• [Data]:
************

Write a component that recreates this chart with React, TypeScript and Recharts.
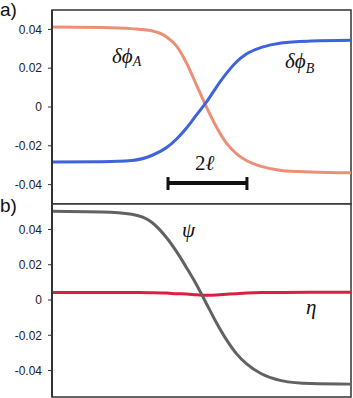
import React from "react";
import { LineChart, Line, XAxis, YAxis, ReferenceArea, ReferenceLine } from "recharts";

// position along the interface (arbitrary units, 0..30)
const positions = [0, 5, 8, 10, 11.5, 12.5, 13.5, 14.5, 15.5, 16.5, 17.5, 18.5, 19.5, 21, 23, 26, 30];

// panel a
const dPhiA = [0.0412, 0.041, 0.0404, 0.0393, 0.0361, 0.0314, 0.0227, 0.0113, 0.0, -0.0103, -0.0186, -0.024, -0.0276, -0.0306, -0.0327, -0.0335, -0.0339];
const dPhiB = [-0.0284, -0.0282, -0.0276, -0.025, -0.0209, -0.0165, -0.0108, -0.0041, 0.0026, 0.0103, 0.0173, 0.0232, 0.0273, 0.0307, 0.033, 0.034, 0.0344];

// panel b
const psi = [0.0503, 0.0499, 0.0486, 0.0441, 0.0353, 0.0274, 0.0183, 0.0087, -0.0021, -0.0129, -0.0225, -0.0304, -0.0361, -0.0418, -0.0457, -0.0474, -0.0477];
const eta = [0.0043, 0.0042, 0.0042, 0.0041, 0.0039, 0.0036, 0.0034, 0.003, 0.0027, 0.0028, 0.0032, 0.0036, 0.0039, 0.0042, 0.0043, 0.0044, 0.0044];

const yTicks = [-0.04, -0.02, 0, 0.02, 0.04];

// scale bar "2ℓ" (data units of panel a)
const barStart = 11.64;
const barEnd = 19.56;
const barY = -0.0392;
const capLow = -0.0428;
const capHigh = -0.0361;

const dataA = positions.map((z, i) => ({ z, a: dPhiA[i], b: dPhiB[i] }));
const dataB = positions.map((z, i) => ({ z, psi: psi[i], eta: eta[i] }));

const fmt = (v: number) => (v === 0 ? "0" : v.toFixed(2));
const tickStyle = { fontSize: 12, fill: "#222", fontFamily: "'Liberation Sans', Arial, sans-serif" };
const mathFont = "'Liberation Serif', 'DejaVu Serif', serif";

export default function App() {
  return (
    <div style={{ position: "absolute", left: 0, top: 0, width: 353, height: 398, background: "#fff" }}>
      <div style={{ position: "absolute", left: 0, top: 0 }}>
        <LineChart width={353} height={205} data={dataA} margin={{ top: 10, right: 2, bottom: 1, left: 0 }}>
          <XAxis type="number" dataKey="z" domain={[0, 30]} hide />
          <YAxis
            domain={[-0.05, 0.05]}
            ticks={yTicks}
            tickFormatter={fmt}
            width={52}
            tickSize={4}
            tickMargin={6}
            tick={tickStyle}
            axisLine={{ stroke: "#333", strokeWidth: 2 }}
            tickLine={{ stroke: "#333" }}
          />
          <ReferenceArea x1={0} x2={30} y1={-0.05} y2={0.05} fill="none" stroke="#333" strokeWidth={1.5} />
          <Line dataKey="a" type="monotone" stroke="#EA9079" strokeWidth={3} dot={false} isAnimationActive={false} />
          <Line dataKey="b" type="monotone" stroke="#3E63DC" strokeWidth={3} dot={false} isAnimationActive={false} />
          <ReferenceLine segment={[{ x: barStart, y: barY }, { x: barEnd, y: barY }]} stroke="#111" strokeWidth={4} />
          <ReferenceLine segment={[{ x: barStart, y: capLow }, { x: barStart, y: capHigh }]} stroke="#111" strokeWidth={3} />
          <ReferenceLine segment={[{ x: barEnd, y: capLow }, { x: barEnd, y: capHigh }]} stroke="#111" strokeWidth={3} />
        </LineChart>
      </div>
      <div style={{ position: "absolute", left: 0, top: 203 }}>
        <LineChart width={353} height={195} data={dataB} margin={{ top: 0, right: 2, bottom: 1, left: 0 }}>
          <XAxis type="number" dataKey="z" domain={[0, 30]} hide />
          <YAxis
            domain={[-0.055, 0.055]}
            ticks={yTicks}
            tickFormatter={fmt}
            width={52}
            tickSize={4}
            tickMargin={6}
            tick={tickStyle}
            axisLine={{ stroke: "#333", strokeWidth: 2 }}
            tickLine={{ stroke: "#333" }}
          />
          <ReferenceArea x1={0} x2={30} y1={-0.055} y2={0.055} fill="none" stroke="#333" strokeWidth={1.5} />
          <Line dataKey="eta" type="monotone" stroke="#DC1F3F" strokeWidth={3} dot={false} isAnimationActive={false} />
          <Line dataKey="psi" type="monotone" stroke="#626262" strokeWidth={3} dot={false} isAnimationActive={false} />
        </LineChart>
      </div>
      <svg width={353} height={398} style={{ position: "absolute", left: 0, top: 0, pointerEvents: "none" }}>
        <g fontFamily="'Liberation Sans', Arial, sans-serif" fontSize={19} fill="#111">
          <text x={0} y={16}>a)</text>
          <text x={0} y={212}>b)</text>
        </g>
        <g fontFamily={mathFont} fontStyle="italic" fill="#111">
          <text x={112} y={63} fontSize={21}>
            δϕ<tspan fontSize={14} dy={3}>A</tspan>
          </text>
          <text x={285} y={68} fontSize={21}>
            δϕ<tspan fontSize={14} dy={5}>B</tspan>
          </text>
          <text x={195} y={170} fontSize={21}>
            <tspan fontStyle="normal">2</tspan>ℓ
          </text>
          <text x={182} y={237} fontSize={21}>ψ</text>
          <text x={306} y={314} fontSize={21}>η</text>
        </g>
      </svg>
    </div>
  );
}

************

• [Written request]:
Repeat the lines exactly as they stand, from the opening line of the data through the line with "0.033, 0.034, 0.0344];". Pictures stay out of the copy.

• [Reply]:
Write a component that recreates this chart with React, TypeScript and Recharts.
import React from "react";
import { LineChart, Line, XAxis, YAxis, ReferenceArea, ReferenceLine } from "recharts";

// position along the interface (arbitrary units, 0..30)
const positions = [0, 5, 8, 10, 11.5, 12.5, 13.5, 14.5, 15.5, 16.5, 17.5, 18.5, 19.5, 21, 23, 26, 30];

// panel a
const dPhiA = [0.0412, 0.041, 0.0404, 0.0393, 0.0361, 0.0314, 0.0227, 0.0113, 0.0, -0.0103, -0.0186, -0.024, -0.0276, -0.0306, -0.0327, -0.0335, -0.0339];
const dPhiB = [-0.0284, -0.0282, -0.0276, -0.025, -0.0209, -0.0165, -0.0108, -0.0041, 0.0026, 0.0103, 0.0173, 0.0232, 0.0273, 0.0307, 0.033, 0.034, 0.0344];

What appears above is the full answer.